[quote]Jackie_Jacked wrote:
[quote]batman730 wrote:
[quote]Jackie_Jacked wrote:
[quote]Uncle Gabby wrote:
[quote]Jackie_Jacked wrote:
I understand your point, really I do. Before parents have children, they need to grasp that it’s not just when it’s convenient for you and you are responsible for your child and their behavior. I’m not engaged simply because I have the time to be, I made it a priority.
[/quote]
I know the conversation has moved on but I have to go back to this quote because it is so far out in fairytale land that it actually made me laugh out loud. The problem isn’t your kids or you, or parents like you. The problem is that there are too many parents with kids who are not like you and NEVER WILL BE. It’s not going to happen.
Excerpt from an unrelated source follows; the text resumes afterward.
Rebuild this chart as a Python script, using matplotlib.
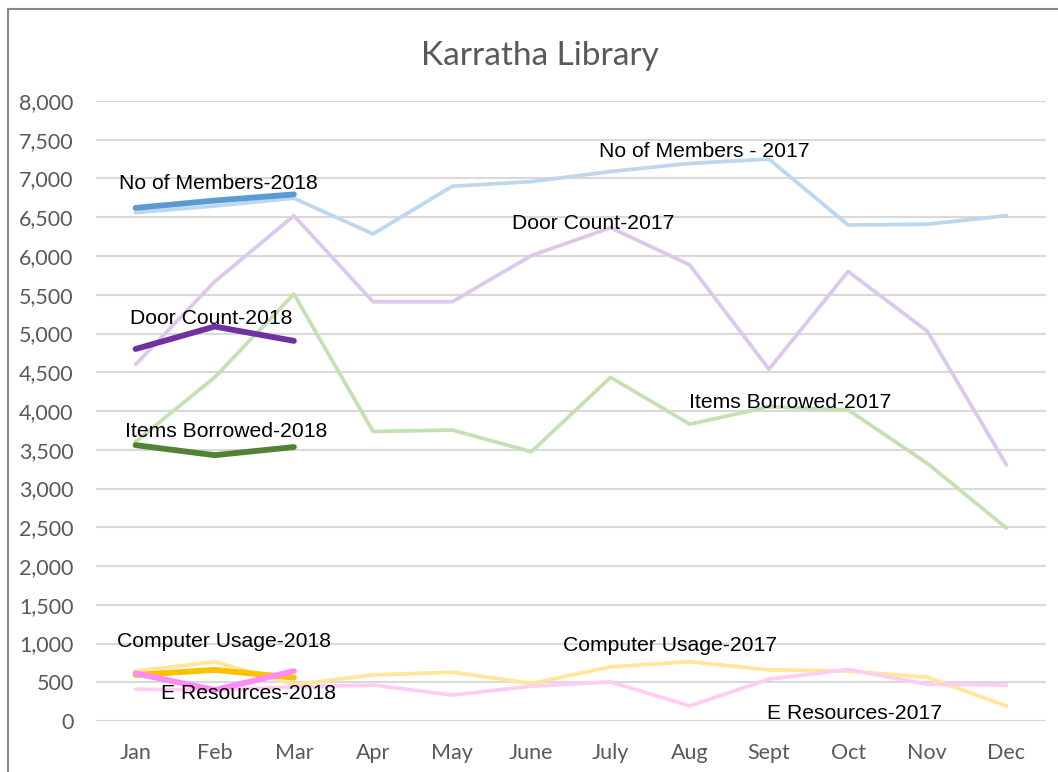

You talk about throwing responsibility back on parents, who have never even been responsible for themselves and never will be. Yet you expect them to take responsiblity for their children? I can’t fathom how you expect that to work.
I’m sorry for picking on you, you come across as a very good person and a great parent, but your thinking is so bizarre it’s fascinating. As far as spanking goes I’m all for it if it is done before the whole school. I don’t think the pain is as much a factor in maintaining discipline as the public humiliation. [/quote]
No offense taken. I’ve got a pretty thick skin and I don’t feel picked on.
Thank you for the compliments on my parenting but I believe that it’s not living in a fantasy world that has worked for me but more so being a realist. People get away with what you let them get away with. If some people think that someone else will do their job or clean up their mess, they will gladly let them. If it’s not the parents responsibility then whose is it? Does my child need to suffer and have their education fall behind because so and so’s child can’t control their behavior and their parents are too lazy to reprimand them for it? If you apply that logic to any other situation in life, it almost seems ludicrous.
Let me put it to you this way, I was a very good child, a good student, almost a second mother in my house growing up. I was very polite, shy and respectful. My brother was bad. Like really, really bad. ADHD and a host of other behavior issues. Part of his problem was legitimate, I believe. The other part of it was also my parents not dealing with his behavior and laying down the law. He got into so much trouble at school that he had to be removed and sent to another school for children with behavior issues and he was also placed on meds. His classroom did better without all of his disruptions and he did better because it forced my parents to make a decision and find a school appropriate for his needs. He had smaller classes, more individualized attention and more counseling time. Anyways, he still lacked structure and discipline at home and didn’t make much of himself.
The above is not a perfect solution by any means at all, however, it allowed the children that DO behave to carry on and without the unfair disruptions and poor behavior.
There are laws and systems in place for people that choose not to take care of their children. Hold the parents responsible for their actions or lack thereof. Once again, not the perfect solution but why does everyone else have to suffer because of one child that doesn’t understand social rules and boundaries?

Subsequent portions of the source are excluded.